Other processes rely on steam from a coal-fired steam-raising plant.
Now Sable wants to “switch off the electrolysis plant completely” and diversify to coal gasification in phases, as it seeks a more cost-effective way of producing hydrogen, according to Shingai Mutasa, the chairman of the company.
The electrolysis plant comprises 14 electrolytors, five of which are currently offline, which consume staggering megawatt hours of electricity to break water into hydrogen, a key ingredient, and oxygen, a by-product.
The load online currently consumes around 80 MW for every hour they are deployed.
“Our plan in the medium term is to increase production by increasing coal gasification so that we increase our production of hydrogen that way as opposed to electrolysis,” Mutasa said.
“At the moment electricity supply is reliable, we don’t have outages but cost is an issue.”
Coal gasification is a chemical process of breaking coal into its chemical components — hydrogen, carbon monoxide and other gaseous compounds — by exposing it to excessively hot steam and oxygen.
The project, still at a pre-feasibility stage, is expected to start running in five years and should cut Sable’s electricity consumption to 30 MW.
It entails setting up a coal gasification plant made up of a coal gasifier.
As in the electrolysis process, the hydrogen produced through gasification is reacted with nitrogen in an ammonia synthesis plant to produce ammonia.
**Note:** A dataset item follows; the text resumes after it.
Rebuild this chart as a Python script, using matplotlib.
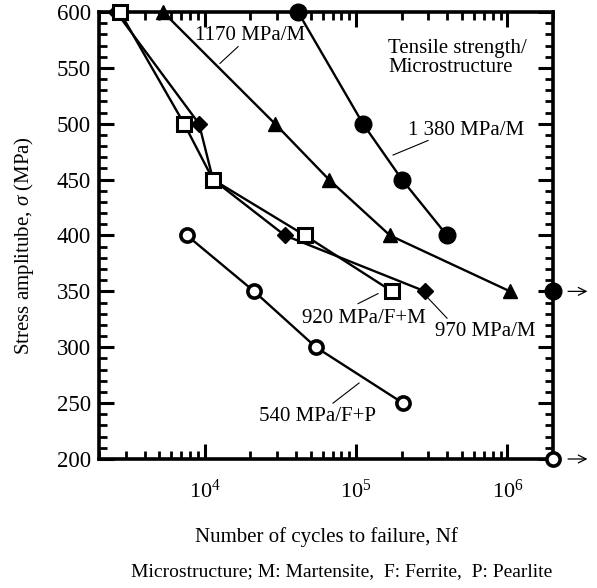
import matplotlib
matplotlib.use('Agg')
import matplotlib.pyplot as plt
import matplotlib.ticker as mticker

plt.rcParams['font.family'] = ['Liberation Serif', 'DejaVu Serif']
plt.rcParams['mathtext.fontset'] = 'custom'
plt.rcParams['mathtext.rm'] = 'Liberation Serif'
plt.rcParams['mathtext.it'] = 'Liberation Serif:italic'
plt.rcParams['font.size'] = 15

# Data: cycles to failure vs stress amplitude (MPa)
n_1380 = [41300, 111000, 201000, 399000]
s_1380 = [600, 500, 450, 400]
n_1170 = [5300, 29100, 66200, 167600, 1040000]
s_1170 = [600, 500, 450, 400, 350]
n_970 = [2600, 9160, 11340, 33900, 285600]
s_970 = [600, 500, 450, 400, 350]
n_920 = [2750, 7300, 11340, 46000, 172800]
s_920 = [600, 500, 450, 400, 350]
n_540 = [7630, 21200, 54300, 204000]
s_540 = [400, 350, 300, 250]

# run-outs (no failure), drawn at the right edge with an arrow
runout_n = [2.0e6, 2.0e6]
runout_s = [350, 200]
runout_open = [False, True]

# labels: text, text position, leader line start, leader line end
labels = [
    ('1170 MPa/M', (8620, 579), (16600, 569), (12600, 554), 'left'),
    ('1 380 MPa/M', (220400, 494), (298800, 485), (175400, 472), 'left'),
    ('920 MPa/F+M', (112800, 326), (139600, 348), (103000, 339), 'center'),
    ('970 MPa/M', (332600, 314), (298800, 344), (399000, 326), 'left'),
    ('540 MPa/F+P', (56000, 238), (104600, 268), (70400, 250), 'center'),
]

fig = plt.figure(figsize=(5.97, 5.88), dpi=100)
ax = fig.add_axes([0.1658, 0.2194, 0.7605, 0.7602])

lw = 1.7
ax.plot(n_1380, s_1380, '-o', color='black', lw=lw, ms=12, clip_on=False, zorder=3)
ax.plot(n_1170, s_1170, '-^', color='black', lw=lw, ms=10, clip_on=False, zorder=3)
ax.plot(n_970, s_970, '-D', color='black', lw=lw, ms=8.5, clip_on=False, zorder=3)
ax.plot(n_920, s_920, '-s', color='black', lw=lw, ms=10, mfc='white', mew=2.2,
        clip_on=False, zorder=4)
ax.plot(n_540, s_540, '-o', color='black', lw=lw, ms=9.5, mfc='white', mew=2.6,
        clip_on=False, zorder=4)

for n, s, is_open in zip(runout_n, runout_s, runout_open):
    if is_open:
        ax.plot(n, s, 'o', color='black', ms=9.5, mfc='white', mew=2.6, clip_on=False, zorder=5)
    else:
        ax.plot(n, s, 'o', color='black', ms=12, clip_on=False, zorder=5)
    ax.annotate('', xy=(1.082, s), xycoords=('axes fraction', 'data'),
                xytext=(1.027, s), textcoords=('axes fraction', 'data'),
                arrowprops=dict(arrowstyle='->', lw=0.9, color='black',
                                mutation_scale=14),
                annotation_clip=False)

for text, pos, p0, p1, ha in labels:
    ax.text(pos[0], pos[1], text, ha=ha, va='center', fontsize=15)
    ax.plot([p0[0], p1[0]], [p0[1], p1[1]], color='black', lw=0.8)

ax.text(162600, 559, 'Tensile strength/\nMicrostructure', ha='left', va='center',
        fontsize=15, linespacing=1.0)

ax.set_xscale('log')
ax.set_xlim(2000, 2.0e6)
ax.set_ylim(200, 600)
ax.xaxis.set_major_locator(mticker.LogLocator(base=10, numticks=10))
ax.xaxis.set_minor_locator(mticker.LogLocator(base=10, subs=range(2, 10), numticks=20))
ax.xaxis.set_minor_formatter(mticker.NullFormatter())
ax.yaxis.set_major_locator(mticker.MultipleLocator(50))
ax.yaxis.set_minor_locator(mticker.MultipleLocator(10))

ax.tick_params(which='both', direction='in', top=True, right=True)
ax.tick_params(which='major', length=11, width=2.2)
ax.tick_params(which='minor', length=6, width=2.0)
ax.tick_params(axis='x', which='major', pad=15, labelsize=16)
ax.tick_params(axis='y', which='major', pad=6, labelsize=16.5)

for sp in ax.spines.values():
    sp.set_linewidth(2.6)

fig.text(0.040, 0.583, r'Stress amplitube, $\sigma$ (MPa)', rotation=90,
         ha='center', va='center', fontsize=15)
fig.text(0.546, 0.0867, 'Number of cycles to failure, Nf', ha='center', va='center',
         fontsize=15)
fig.text(0.573, 0.0272, 'Microstructure; M: Martensite,  F: Ferrite,  P: Pearlite',
         ha='center', va='center', fontsize=14)

fig.savefig('out.png', dpi=100)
Part of the ammonia is piped to a nitric acid plant to generate nitric acid, which is then reacted with ammonia in an ammonium nitrate plant to produce liquid ammonium nitrate.
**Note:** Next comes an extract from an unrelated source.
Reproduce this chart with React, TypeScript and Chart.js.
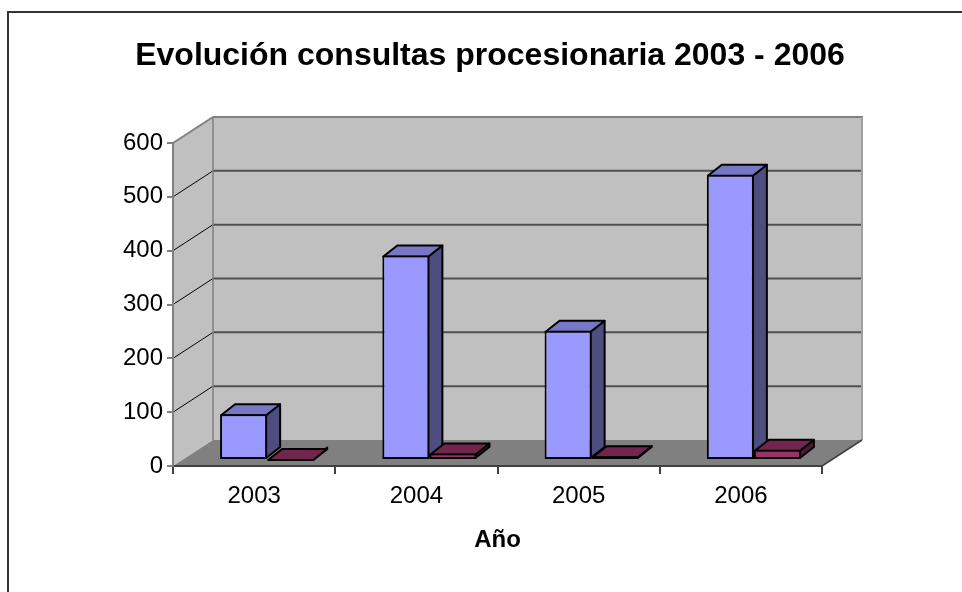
import React, { useEffect, useRef } from 'react';
import { Chart, registerables } from 'chart.js';

Chart.register(...registerables);

// ---- data ----
const categories = ['2003', '2004', '2005', '2006'];
const serie1Values = [85, 380, 240, 530];
const serie2Values = [1, 12, 7, 19];
const yMin = 0;
const yMax = 600;
const yStep = 100;
const titleText = 'Evolución consultas procesionaria 2003 - 2006';
const xAxisTitle = 'Año';

// ---- styles ----
const FONT = "'Liberation Sans', Arial, Helvetica, sans-serif";
const WALL_DX = 40;
const WALL_DY = -26;
const BAR_SHIFT_X = 13;
const BAR_SHIFT_Y = -6;
const BAR_DX = 14;
const BAR_DY = -11;
const faceColors = [
  { front: '#9999FF', top: '#7777C6', side: '#4D4D80' },
  { front: '#993366', top: '#73264D', side: '#4D1A33' },
];

function poly(ctx: CanvasRenderingContext2D, pts: number[][], fill?: string, stroke?: string, lw = 1) {
  ctx.beginPath();
  ctx.moveTo(pts[0][0], pts[0][1]);
  for (let i = 1; i < pts.length; i++) ctx.lineTo(pts[i][0], pts[i][1]);
  ctx.closePath();
  if (fill) {
    ctx.fillStyle = fill;
    ctx.fill();
  }
  if (stroke) {
    ctx.strokeStyle = stroke;
    ctx.lineWidth = lw;
    ctx.stroke();
  }
}

function line(ctx: CanvasRenderingContext2D, x1: number, y1: number, x2: number, y2: number, color: string, lw: number) {
  ctx.beginPath();
  ctx.moveTo(x1, y1);
  ctx.lineTo(x2, y2);
  ctx.strokeStyle = color;
  ctx.lineWidth = lw;
  ctx.stroke();
}

const wallsPlugin = {
  id: 'walls3d',
  beforeDraw(chart: any) {
    const { ctx } = chart;
    const xs = chart.scales.x;
    const ys = chart.scales.y;
    const L = xs.left;
    const R = xs.right;
    const T = ys.getPixelForValue(yMax);
    const B = ys.getPixelForValue(yMin);
    ctx.save();
    ctx.fillStyle = '#ffffff';
    ctx.fillRect(0, 0, chart.width, chart.height);
    // outer frame
    ctx.strokeStyle = '#333333';
    ctx.lineWidth = 2;
    ctx.strokeRect(8, 12, chart.width + 20, chart.height + 20);

    // left wall
    poly(ctx, [[L, T], [L + WALL_DX, T + WALL_DY], [L + WALL_DX, B + WALL_DY], [L, B]], '#C0C0C0');
    // back wall
    poly(ctx, [[L + WALL_DX, T + WALL_DY], [R + WALL_DX, T + WALL_DY], [R + WALL_DX, B + WALL_DY], [L + WALL_DX, B + WALL_DY]], '#C0C0C0');
    // floor
    poly(ctx, [[L, B], [R, B], [R + WALL_DX, B + WALL_DY], [L + WALL_DX, B + WALL_DY]], '#808080');

    // gridlines
    ys.ticks.forEach((t: any) => {
      const v = t.value;
      if (v <= yMin || v >= yMax) return;
      const py = ys.getPixelForValue(v);
      line(ctx, L + WALL_DX, py + WALL_DY, R + WALL_DX, py + WALL_DY, '#505050', 2);
      line(ctx, L, py, L + WALL_DX, py + WALL_DY, '#000000', 1);
    });

    // edges
    line(ctx, L + WALL_DX, T + WALL_DY, L + WALL_DX, B + WALL_DY, '#808080', 1.5);
    line(ctx, L, T, L + WALL_DX, T + WALL_DY, '#808080', 2);
    line(ctx, L + WALL_DX, T + WALL_DY, R + WALL_DX + 1, T + WALL_DY, '#808080', 2);
    line(ctx, R + WALL_DX, T + WALL_DY, R + WALL_DX, B + WALL_DY, '#A0A0A0', 2);
    line(ctx, R, B, R + WALL_DX, B + WALL_DY, '#404040', 1.5);
    ctx.restore();
  },
  afterDraw(chart: any) {
    const { ctx } = chart;
    ctx.save();
    ctx.fillStyle = '#000000';
    ctx.font = `bold 32px ${FONT}`;
    ctx.textAlign = 'center';
    ctx.textBaseline = 'alphabetic';
    ctx.fillText(titleText, 490, 65);
    ctx.restore();
  },
};

const bars3dPlugin = {
  id: 'bars3d',
  beforeDatasetsDraw(chart: any) {
    const { ctx } = chart;
    ctx.save();
    ctx.translate(BAR_SHIFT_X, BAR_SHIFT_Y);
    chart.data.datasets.forEach((_ds: any, di: number) => {
      const meta = chart.getDatasetMeta(di);
      const colors = faceColors[di];
      meta.data.forEach((bar: any) => {
        const { x, y, base, width } = bar.getProps(['x', 'y', 'base', 'width'], true);
        const x0 = x - width / 2 + 1;
        const x1 = x + width / 2 - 1;
        const yt = Math.min(y, base) + 1;
        const yb = Math.max(y, base) - 1;
        ctx.lineJoin = 'round';
        poly(ctx, [[x1, yt], [x1 + BAR_DX, yt + BAR_DY], [x1 + BAR_DX, yb + BAR_DY], [x1, yb]], colors.side, '#000000', 2);
        poly(ctx, [[x0, yt], [x1, yt], [x1 + BAR_DX, yt + BAR_DY], [x0 + BAR_DX, yt + BAR_DY]], colors.top, '#000000', 2);
      });
    });
  },
  afterDatasetsDraw(chart: any) {
    chart.ctx.restore();
  },
};

export default function App() {
  const ref = useRef<HTMLCanvasElement>(null);
  useEffect(() => {
    Chart.defaults.font.family = FONT;
    const chart = new Chart(ref.current as HTMLCanvasElement, {
      type: 'bar',
      data: {
        labels: categories,
        datasets: [
          {
            label: 'Serie 1',
            data: serie1Values,
            backgroundColor: faceColors[0].front,
            borderColor: '#000000',
            borderWidth: 2,
            borderSkipped: false,
            barPercentage: 1,
            categoryPercentage: 0.58,
            clip: false as any,
          },
          {
            label: 'Serie 2',
            data: serie2Values,
            backgroundColor: faceColors[1].front,
            borderColor: '#000000',
            borderWidth: 2,
            borderSkipped: false,
            barPercentage: 1,
            categoryPercentage: 0.58,
            clip: false as any,
          },
        ],
      },
      options: {
        responsive: false,
        animation: false,
        devicePixelRatio: 1,
        layout: { padding: { top: 143, right: 140, bottom: 0, left: 0 } },
        plugins: {
          legend: { display: false },
          title: { display: false },
          tooltip: { enabled: false },
        },
        events: [],
        scales: {
          x: {
            type: 'category',
            offset: true,
            grid: { offset: true, drawOnChartArea: false, drawTicks: true, tickLength: 8, color: '#404040', lineWidth: 2 },
            border: { display: true, color: '#404040', width: 2 },
            ticks: { color: '#000000', font: { size: 24, family: FONT }, padding: 8, maxRotation: 0 },
            title: {
              display: true,
              text: xAxisTitle,
              color: '#000000',
              font: { size: 24, weight: 'bold', family: FONT },
              padding: { top: 0, bottom: 37 },
            },
            afterFit: (scale: any) => {
              scale.height = 126;
            },
          },
          y: {
            min: yMin,
            max: yMax,
            grid: { drawOnChartArea: false, drawTicks: true, tickLength: 6, color: '#808080', lineWidth: 2 },
            border: { display: true, color: '#808080', width: 2 },
            ticks: { stepSize: yStep, color: '#000000', font: { size: 24, family: FONT }, padding: 4 },
            afterFit: (scale: any) => {
              scale.width = 173;
            },
          },
        },
      },
      plugins: [wallsPlugin, bars3dPlugin],
    } as any);
    return () => chart.destroy();
  }, []);
  return (
    <div style={{ position: 'absolute', left: 0, top: 0, width: 962, height: 592 }}>
      <canvas ref={ref} width={962} height={592} style={{ display: 'block', width: 962, height: 592 }} />
    </div>
  );
}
In this liquid form, ammonia is also sold to secondary fertiliser manufacturers — Zimbabwe Fertiliser Company and Windmill — which produce fertiliser compounds by mixing it with ingredients such as phosphorous and nitrogen.
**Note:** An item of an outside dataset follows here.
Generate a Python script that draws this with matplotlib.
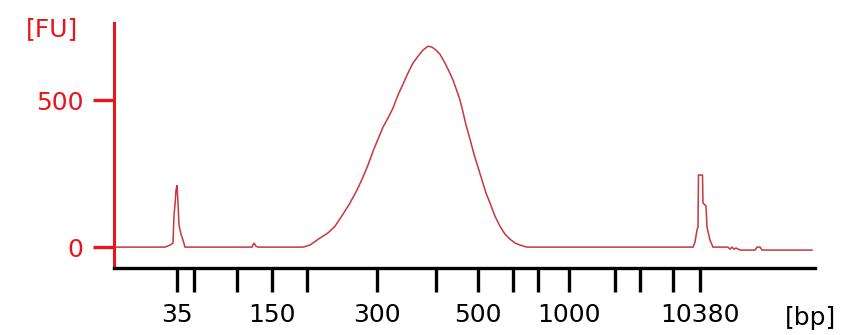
import matplotlib.pyplot as plt

# electropherogram trace: migration time [s] vs fluorescence [FU]
time_s = [
    40.0, 45.1, 45.6, 45.9, 46.0, 46.1, 46.2, 46.3, 46.4, 46.5, 46.7, 46.9, 47.1,
    53.8, 54.0, 54.2, 54.4,
    58.9, 59.6, 60.6, 61.4, 62.1, 62.9, 63.6, 64.3, 64.9, 65.4, 65.9, 66.4,
    66.9, 67.4, 67.9, 68.4, 68.9, 69.4, 69.9, 70.4, 70.9, 71.4, 71.8, 72.2,
    72.6, 73.0, 73.4, 73.9, 74.3, 74.6, 74.9, 75.2, 75.6, 76.0, 76.4, 76.8,
    77.2, 77.6, 78.1, 78.6, 79.1, 79.6, 80.1, 80.6, 81.3,
    97.9, 98.1, 98.3, 98.4, 98.45, 98.85, 98.9, 99.2, 99.3, 99.6, 99.9,
    101.4, 101.6, 101.8, 102.0, 102.2, 102.6, 104.1, 104.3, 104.6, 104.8, 109.8,
]
fu = [
    0, 0, 7, 14, 109, 143, 194, 211, 150, 75, 44, 24, 0,
    0, 14, 3, 0,
    0, 7, 31, 48, 71, 112, 150, 194, 238, 279, 326, 367,
    408, 439, 473, 517, 554, 592, 626, 649, 670, 683, 680, 670,
    656, 632, 605, 568, 530, 500, 459, 415, 367, 316, 272, 228,
    184, 150, 105, 71, 44, 27, 14, 7, 0,
    0, 17, 58, 68, 245, 245, 150, 140, 68, 24, 0,
    0, -7, 0, -7, -3, -10, -10, 0, 0, -10, -10,
]

# size standard: ladder fragment sizes and their migration times
ladder_bp = [35, 50, 100, 150, 200, 300, 400, 500, 600, 700, 1000, 2000, 3000, 7000, 10380]
ladder_time = [46.3, 48.0, 52.3, 55.8, 59.3, 66.3, 72.2, 76.4, 79.9, 82.4, 85.5, 90.1, 92.6, 95.9, 98.6]
labelled_bp = [35, 150, 300, 500, 1000, 10380]

fu_ticks = [0, 500]

RED = "#e8161c"
TRACE = "#c83640"
FONT = 18

fig = plt.figure(figsize=(8.47, 3.35), dpi=100)
ax = fig.add_axes([0.1346, 0.2, 0.8276, 0.7313])

ax.plot(time_s, fu, color=TRACE, lw=1.1, solid_joinstyle="miter")

ax.set_xlim(40.0, 110.1)
ax.set_ylim(-71, 762)

for side in ("top", "right"):
    ax.spines[side].set_visible(False)
ax.spines["left"].set_color(RED)
ax.spines["left"].set_linewidth(2.2)
ax.spines["bottom"].set_color("black")
ax.spines["bottom"].set_linewidth(2.4)

ax.set_yticks(fu_ticks)
ax.set_yticklabels([str(v) for v in fu_ticks])
ax.tick_params(axis="y", colors=RED, labelcolor=RED, length=15, width=2.4,
               pad=7, labelsize=FONT)

ax.set_xticks(ladder_time)
ax.set_xticklabels([str(b) if b in labelled_bp else "" for b in ladder_bp])
ax.tick_params(axis="x", colors="black", length=17, width=2.4, pad=8,
               labelsize=FONT)

fig.text(52 / 847, 1 - 29 / 335, "[FU]", color=RED, fontsize=FONT,
         ha="center", va="center")
fig.text(810 / 847, 1 - 318 / 335, "[bp]", color="black", fontsize=FONT,
         ha="center", va="center")

fig.savefig("out.png", dpi=100)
The final product is then dried and pulled into solid granules used as top-dressing fertiliser.
Sable decided to stick to Zesa after the government dissuaded it from importing power from regional utilities on its own, urging “an internal solution”, after the company shut down its electrolysis plant in November last year citing exorbitant Zesa bills.
“We were prepared to pay wheeling charges to Zesa and import cheaper electricity on our own from Zambia.
“But we were persuaded to look for a local solution. So government, Zesa and Sable agreed to jointly look after the fertiliser industry,” Mutasa said.
The tripartite meeting agreed to maintain constant power supply to the prime fertiliser manufacturer and grant a special tariff of below five cents per kilowatt hour.
However, Sable’s electricity bill will still balloon in the near term as the 38-year-old plant ramps up capacity utilisation, aiming to reach 60% by December and 100% in three years, from the current 40%.
From a record low of 40 000 tonnes in 2009, the fertiliser maker targets producing 100 000 tonnes of AN this year, 45 000 tonnes of which are already in stock.
This level should adequately meet the country’s current AN demand, which declined over the years owing to problems related to structural bottlenecks, capital constraints, policy issues and uncoordinated agrarian reforms.
At full capacity, the plant churns out 240 000 tonnes of nitrogenous fertiliser which in the 1990s was all absorbed by the domestic market.